- **SHORT TASK**
Beginning with the first line of the data below, reproduce every line unchanged, ending with the line that holds "import * as d3 from 'd3'".

- **EXERCISE DATA**
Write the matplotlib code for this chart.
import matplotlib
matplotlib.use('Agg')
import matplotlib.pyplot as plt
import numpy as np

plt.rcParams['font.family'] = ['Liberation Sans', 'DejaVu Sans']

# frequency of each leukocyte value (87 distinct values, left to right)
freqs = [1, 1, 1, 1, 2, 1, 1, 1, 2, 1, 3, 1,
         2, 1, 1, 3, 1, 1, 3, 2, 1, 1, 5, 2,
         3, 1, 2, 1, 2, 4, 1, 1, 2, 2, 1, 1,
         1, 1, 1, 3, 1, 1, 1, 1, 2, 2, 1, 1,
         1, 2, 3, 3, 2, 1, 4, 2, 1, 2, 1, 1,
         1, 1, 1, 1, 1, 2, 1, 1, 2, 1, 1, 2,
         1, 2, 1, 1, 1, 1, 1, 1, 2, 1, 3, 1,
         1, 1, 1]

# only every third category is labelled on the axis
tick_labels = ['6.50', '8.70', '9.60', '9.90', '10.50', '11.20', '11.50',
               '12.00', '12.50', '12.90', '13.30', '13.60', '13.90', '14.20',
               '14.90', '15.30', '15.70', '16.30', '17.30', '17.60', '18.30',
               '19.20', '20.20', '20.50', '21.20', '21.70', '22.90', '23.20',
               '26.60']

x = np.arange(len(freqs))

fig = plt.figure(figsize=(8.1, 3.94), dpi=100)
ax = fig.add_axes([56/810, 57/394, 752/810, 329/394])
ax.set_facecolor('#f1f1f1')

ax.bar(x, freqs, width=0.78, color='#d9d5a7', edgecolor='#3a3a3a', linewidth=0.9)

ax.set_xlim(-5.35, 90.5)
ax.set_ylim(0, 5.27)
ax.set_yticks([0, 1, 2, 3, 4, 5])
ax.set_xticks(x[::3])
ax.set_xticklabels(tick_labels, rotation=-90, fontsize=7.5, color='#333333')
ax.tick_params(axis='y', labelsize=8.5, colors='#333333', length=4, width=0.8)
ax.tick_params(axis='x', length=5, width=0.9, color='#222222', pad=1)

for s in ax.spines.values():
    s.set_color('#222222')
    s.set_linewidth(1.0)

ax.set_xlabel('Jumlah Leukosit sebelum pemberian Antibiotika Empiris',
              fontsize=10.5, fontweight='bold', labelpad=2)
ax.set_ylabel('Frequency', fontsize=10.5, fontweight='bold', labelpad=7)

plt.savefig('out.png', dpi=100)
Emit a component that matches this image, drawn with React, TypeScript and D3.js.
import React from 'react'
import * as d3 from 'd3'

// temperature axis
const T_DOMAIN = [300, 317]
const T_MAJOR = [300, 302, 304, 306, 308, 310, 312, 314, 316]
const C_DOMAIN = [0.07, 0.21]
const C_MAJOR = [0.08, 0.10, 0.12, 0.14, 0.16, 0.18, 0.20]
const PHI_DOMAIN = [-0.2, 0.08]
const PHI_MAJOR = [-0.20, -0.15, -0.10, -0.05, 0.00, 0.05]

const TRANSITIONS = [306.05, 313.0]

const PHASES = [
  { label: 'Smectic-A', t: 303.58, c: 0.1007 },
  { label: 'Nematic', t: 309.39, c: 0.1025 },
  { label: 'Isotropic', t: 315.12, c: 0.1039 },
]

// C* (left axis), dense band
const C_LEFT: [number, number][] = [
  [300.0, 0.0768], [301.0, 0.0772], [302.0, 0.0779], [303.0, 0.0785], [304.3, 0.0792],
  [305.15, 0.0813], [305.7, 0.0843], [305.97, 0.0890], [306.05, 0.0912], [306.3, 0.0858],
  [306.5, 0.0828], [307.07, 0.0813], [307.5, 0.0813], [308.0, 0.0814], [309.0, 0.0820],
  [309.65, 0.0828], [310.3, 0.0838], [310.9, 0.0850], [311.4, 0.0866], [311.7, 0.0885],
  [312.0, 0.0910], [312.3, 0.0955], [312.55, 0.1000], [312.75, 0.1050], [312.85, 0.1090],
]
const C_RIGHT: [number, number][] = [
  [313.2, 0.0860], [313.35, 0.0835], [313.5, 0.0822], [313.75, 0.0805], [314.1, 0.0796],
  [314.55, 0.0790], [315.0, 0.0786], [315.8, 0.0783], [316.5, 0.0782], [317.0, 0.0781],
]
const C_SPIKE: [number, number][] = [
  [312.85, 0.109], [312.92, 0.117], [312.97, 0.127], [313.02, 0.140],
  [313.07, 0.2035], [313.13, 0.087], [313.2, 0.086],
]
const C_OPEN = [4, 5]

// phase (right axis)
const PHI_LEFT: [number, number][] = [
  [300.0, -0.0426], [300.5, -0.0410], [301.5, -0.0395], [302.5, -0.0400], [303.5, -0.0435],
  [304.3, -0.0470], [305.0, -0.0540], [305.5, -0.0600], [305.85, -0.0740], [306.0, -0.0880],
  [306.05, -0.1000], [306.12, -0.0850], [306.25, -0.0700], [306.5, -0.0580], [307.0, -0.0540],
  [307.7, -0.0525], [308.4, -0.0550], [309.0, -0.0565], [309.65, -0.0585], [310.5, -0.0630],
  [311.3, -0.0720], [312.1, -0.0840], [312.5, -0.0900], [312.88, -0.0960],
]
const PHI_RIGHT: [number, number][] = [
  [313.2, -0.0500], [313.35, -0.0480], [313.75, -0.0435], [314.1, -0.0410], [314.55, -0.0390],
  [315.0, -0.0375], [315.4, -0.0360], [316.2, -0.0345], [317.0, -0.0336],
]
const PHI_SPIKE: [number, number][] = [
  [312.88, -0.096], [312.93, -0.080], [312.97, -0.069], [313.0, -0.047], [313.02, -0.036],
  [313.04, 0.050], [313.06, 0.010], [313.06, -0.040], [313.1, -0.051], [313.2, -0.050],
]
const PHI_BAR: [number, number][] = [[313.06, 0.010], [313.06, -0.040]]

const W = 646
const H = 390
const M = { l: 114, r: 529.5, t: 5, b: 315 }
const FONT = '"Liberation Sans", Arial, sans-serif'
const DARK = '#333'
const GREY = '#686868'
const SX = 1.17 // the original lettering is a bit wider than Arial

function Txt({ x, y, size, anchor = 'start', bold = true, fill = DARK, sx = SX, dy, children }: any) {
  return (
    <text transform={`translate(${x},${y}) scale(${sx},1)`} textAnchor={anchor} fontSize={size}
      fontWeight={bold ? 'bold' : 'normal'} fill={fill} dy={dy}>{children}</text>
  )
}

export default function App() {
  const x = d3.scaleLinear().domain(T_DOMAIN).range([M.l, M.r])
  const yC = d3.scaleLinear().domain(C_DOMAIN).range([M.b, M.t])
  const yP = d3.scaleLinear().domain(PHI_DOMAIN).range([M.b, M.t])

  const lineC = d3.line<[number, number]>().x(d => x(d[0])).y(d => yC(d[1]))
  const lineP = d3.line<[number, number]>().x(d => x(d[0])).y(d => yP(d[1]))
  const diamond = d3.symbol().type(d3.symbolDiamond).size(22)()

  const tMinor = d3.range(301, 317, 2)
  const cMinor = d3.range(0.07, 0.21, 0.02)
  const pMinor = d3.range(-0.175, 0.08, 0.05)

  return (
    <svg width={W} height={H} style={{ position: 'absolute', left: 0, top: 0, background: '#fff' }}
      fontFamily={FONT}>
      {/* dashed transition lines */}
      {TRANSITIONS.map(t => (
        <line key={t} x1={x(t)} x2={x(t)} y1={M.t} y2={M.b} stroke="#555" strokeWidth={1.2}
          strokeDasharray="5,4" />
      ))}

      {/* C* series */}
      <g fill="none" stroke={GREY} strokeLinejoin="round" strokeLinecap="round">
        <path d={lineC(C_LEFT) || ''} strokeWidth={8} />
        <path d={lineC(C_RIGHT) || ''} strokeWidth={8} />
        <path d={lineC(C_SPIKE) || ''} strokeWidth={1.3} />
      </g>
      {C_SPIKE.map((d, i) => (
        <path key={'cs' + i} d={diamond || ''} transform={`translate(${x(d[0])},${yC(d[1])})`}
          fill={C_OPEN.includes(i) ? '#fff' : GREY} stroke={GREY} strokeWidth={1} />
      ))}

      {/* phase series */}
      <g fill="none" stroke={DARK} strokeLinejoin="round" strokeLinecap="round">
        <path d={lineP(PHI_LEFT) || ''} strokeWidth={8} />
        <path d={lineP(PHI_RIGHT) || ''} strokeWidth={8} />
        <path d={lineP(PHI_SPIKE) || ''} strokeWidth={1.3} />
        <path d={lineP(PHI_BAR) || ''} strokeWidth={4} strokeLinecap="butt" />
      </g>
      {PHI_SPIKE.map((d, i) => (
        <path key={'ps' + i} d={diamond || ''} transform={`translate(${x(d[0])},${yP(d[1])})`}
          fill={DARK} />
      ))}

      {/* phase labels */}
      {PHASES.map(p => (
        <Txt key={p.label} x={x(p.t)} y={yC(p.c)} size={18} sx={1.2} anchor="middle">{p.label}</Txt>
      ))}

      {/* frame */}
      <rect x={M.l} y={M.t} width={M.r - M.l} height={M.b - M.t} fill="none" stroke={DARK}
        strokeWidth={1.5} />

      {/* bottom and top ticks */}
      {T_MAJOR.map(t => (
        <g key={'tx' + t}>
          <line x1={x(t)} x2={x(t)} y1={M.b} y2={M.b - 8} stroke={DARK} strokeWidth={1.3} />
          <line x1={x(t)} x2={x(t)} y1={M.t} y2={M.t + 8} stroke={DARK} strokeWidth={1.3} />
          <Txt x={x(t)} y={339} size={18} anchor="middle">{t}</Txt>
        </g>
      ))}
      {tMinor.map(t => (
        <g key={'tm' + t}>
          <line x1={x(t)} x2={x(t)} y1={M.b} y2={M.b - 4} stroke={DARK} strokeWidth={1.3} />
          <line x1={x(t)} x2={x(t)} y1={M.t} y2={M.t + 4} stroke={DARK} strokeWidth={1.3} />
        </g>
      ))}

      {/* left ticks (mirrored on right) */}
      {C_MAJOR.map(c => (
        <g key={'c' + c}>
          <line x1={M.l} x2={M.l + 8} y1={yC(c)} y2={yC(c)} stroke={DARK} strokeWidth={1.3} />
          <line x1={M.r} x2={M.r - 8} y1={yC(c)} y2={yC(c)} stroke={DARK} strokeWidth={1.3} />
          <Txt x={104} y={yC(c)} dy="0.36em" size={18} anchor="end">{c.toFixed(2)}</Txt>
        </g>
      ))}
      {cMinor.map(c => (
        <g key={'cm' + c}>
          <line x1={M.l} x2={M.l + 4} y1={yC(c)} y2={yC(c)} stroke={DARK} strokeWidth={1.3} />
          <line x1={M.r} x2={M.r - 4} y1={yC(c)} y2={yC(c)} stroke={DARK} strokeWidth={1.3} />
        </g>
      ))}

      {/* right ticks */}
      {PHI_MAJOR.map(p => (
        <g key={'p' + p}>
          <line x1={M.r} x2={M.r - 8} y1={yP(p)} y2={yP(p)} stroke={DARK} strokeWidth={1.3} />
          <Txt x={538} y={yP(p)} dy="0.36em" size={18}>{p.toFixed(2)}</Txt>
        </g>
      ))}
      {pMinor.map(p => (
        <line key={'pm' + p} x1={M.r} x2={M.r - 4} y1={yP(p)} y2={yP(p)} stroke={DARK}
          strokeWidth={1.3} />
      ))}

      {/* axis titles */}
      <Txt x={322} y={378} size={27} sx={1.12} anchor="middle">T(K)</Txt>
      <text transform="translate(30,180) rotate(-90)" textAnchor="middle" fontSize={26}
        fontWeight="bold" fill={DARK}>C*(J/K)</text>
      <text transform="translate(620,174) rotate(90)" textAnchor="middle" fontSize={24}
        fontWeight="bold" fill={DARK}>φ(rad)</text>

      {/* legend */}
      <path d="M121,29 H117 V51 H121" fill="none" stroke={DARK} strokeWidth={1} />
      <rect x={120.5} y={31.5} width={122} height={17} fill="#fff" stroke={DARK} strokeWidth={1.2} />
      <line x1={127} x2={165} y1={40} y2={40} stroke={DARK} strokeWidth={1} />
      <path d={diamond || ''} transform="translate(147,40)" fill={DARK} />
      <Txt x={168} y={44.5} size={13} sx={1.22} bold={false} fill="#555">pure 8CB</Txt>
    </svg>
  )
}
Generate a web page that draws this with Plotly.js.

- **RESULT OF THE TASK**
Write the matplotlib code for this chart.
import matplotlib
matplotlib.use('Agg')
import matplotlib.pyplot as plt
import numpy as np

plt.rcParams['font.family'] = ['Liberation Sans', 'DejaVu Sans']

# frequency of each leukocyte value (87 distinct values, left to right)
freqs = [1, 1, 1, 1, 2, 1, 1, 1, 2, 1, 3, 1,
         2, 1, 1, 3, 1, 1, 3, 2, 1, 1, 5, 2,
         3, 1, 2, 1, 2, 4, 1, 1, 2, 2, 1, 1,
         1, 1, 1, 3, 1, 1, 1, 1, 2, 2, 1, 1,
         1, 2, 3, 3, 2, 1, 4, 2, 1, 2, 1, 1,
         1, 1, 1, 1, 1, 2, 1, 1, 2, 1, 1, 2,
         1, 2, 1, 1, 1, 1, 1, 1, 2, 1, 3, 1,
         1, 1, 1]

# only every third category is labelled on the axis
tick_labels = ['6.50', '8.70', '9.60', '9.90', '10.50', '11.20', '11.50',
               '12.00', '12.50', '12.90', '13.30', '13.60', '13.90', '14.20',
               '14.90', '15.30', '15.70', '16.30', '17.30', '17.60', '18.30',
               '19.20', '20.20', '20.50', '21.20', '21.70', '22.90', '23.20',
               '26.60']

x = np.arange(len(freqs))

fig = plt.figure(figsize=(8.1, 3.94), dpi=100)
ax = fig.add_axes([56/810, 57/394, 752/810, 329/394])
ax.set_facecolor('#f1f1f1')

ax.bar(x, freqs, width=0.78, color='#d9d5a7', edgecolor='#3a3a3a', linewidth=0.9)

ax.set_xlim(-5.35, 90.5)
ax.set_ylim(0, 5.27)
ax.set_yticks([0, 1, 2, 3, 4, 5])
ax.set_xticks(x[::3])
ax.set_xticklabels(tick_labels, rotation=-90, fontsize=7.5, color='#333333')
ax.tick_params(axis='y', labelsize=8.5, colors='#333333', length=4, width=0.8)
ax.tick_params(axis='x', length=5, width=0.9, color='#222222', pad=1)

for s in ax.spines.values():
    s.set_color('#222222')
    s.set_linewidth(1.0)

ax.set_xlabel('Jumlah Leukosit sebelum pemberian Antibiotika Empiris',
              fontsize=10.5, fontweight='bold', labelpad=2)
ax.set_ylabel('Frequency', fontsize=10.5, fontweight='bold', labelpad=7)

plt.savefig('out.png', dpi=100)
Emit a component that matches this image, drawn with React, TypeScript and D3.js.
import React from 'react'
import * as d3 from 'd3'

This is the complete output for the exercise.